Home AEC New Software Tool C&W Green Buildings Designed to Aid Sustainability Efforts

New Software Tool C&W Green Buildings Designed to Aid Sustainability Efforts

Cushman & Wakefield, CFP Green Buildings, C&W Green Buildings, Paris Agreement, Science Based Targets initiative

By Kate Snyder

As the real estate industry as a whole turns more and more toward sustainability and combating climate change, one tool created through a partnership between Cushman & Wakefield and CFP Green Buildings is designed to help decarbonization efforts. The technology, C&W Green Buildings, is a proprietary digital software assessment tool that identifies custom decarbonization, retrofitting and cost savings opportunities for real estate investors and owners. 

According to Andrew Phipps, global head of sustainability thought leadership at Cushman & Wakefield, the technology works by recognizing the type of property, retrieving  the sustainability score and identifying the most relevant sustainability measures. From there, it establishes a business case, cost-effectively and automatically on the basis of algorithms and APIs. 

The main advantages, Phipps said, are that the tool is suitable for any project and any size from individual buildings to entire portfolios, that it offers a business case for sustainability by calculating the ROI of investments in sustainable buildings and energy labels and that it provides an overview of all sustainability projects through analyzing the progress of the financial and technical plans of green buildings.

“The enrichment of data by owners and banks creates a self-managing system of sustainability and enables them to take action,” Phipps said. “It offers a great way to smartly decarbonise your real estate or loan book.”

According to information from Cushman & Wakefield, the C&W Green Buildings tool filters 120 building characteristics to assess current carbon emissions and energy efficiency at a property. Characteristics include the country, climate, cost of energy, materials, labor, local emission factors, carbon prices, building age and size. That data then advises clients on improvement opportunities to reduce the environmental footprints of their real estate portfolios. The tool was announced last year and has been rolled out in markets within North America, Europe and Asia Pacific.

So far, Phipps said the tool seems to be engaging large banks more than anyone else. He noted that there’s a real demand to understand any level of possible risk in light of changing legislation in Europe in particular around emissions and the energy efficiency of buildings. But Phipps emphasized that the importance of addressing climate change in the real estate industry is becoming impossible to deny.

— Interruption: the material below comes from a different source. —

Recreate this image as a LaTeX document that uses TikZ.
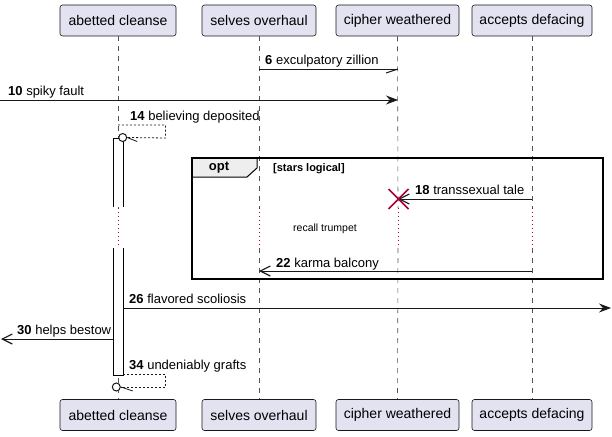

“The expectation on the built environment to ‘play its part’ in the growing climate crisis is increasing,” he said. “The recent IPCC report highlighted beyond any reasonable doubt that we have to act now, today. As a result of this and previous knowledge businesses want and need to understand their pathway to net zero.”

Cushman & Wakefield’s research on sustainability shows that an estimated 80 percent of the buildings that will exist in 2050 have already been built, which the firm argues is evidence that the reduction of carbon emissions is a vital component to preventing irreversible climate change. Through its research, the company analyzed one million assets totaling 6.6 billion square meters across 143 countries, and its data shows the cost to decarbonize the global real estate market is approximately $18 trillion. By addressing decarbonization, the commercial real estate industry could achieve an estimated 6.2 gigatons, or 75 percent, of carbon reduction annually.

The C&W Green Buildings tool is one of the most recent environmental initiatives that Cushman & Wakefield has been involved in. According to the firm’s website, it is dedicated to reducing its emissions in line with the goals of the Paris Agreement, and the company’s targets have been approved by the Science Based Targets initiative. Targets include reducing greenhouse gas emissions across its corporate offices and operations 50 percent by 2030 from a 2019 base year, engaging key clients to set science-based targets by 2025 and reaching net zero value chain emissions by 2050.

“It is amazing that the real estate industry has not been under more pressure to address the impact of the built environment,” Phipps said. “There is a need to work on two fronts – the carbon created in the construction process and the carbon emitted during the operational phase. We know that a relatively large number of buildings are at risk of obsolescence over the course of the decade and need substantive change to remain relevant.”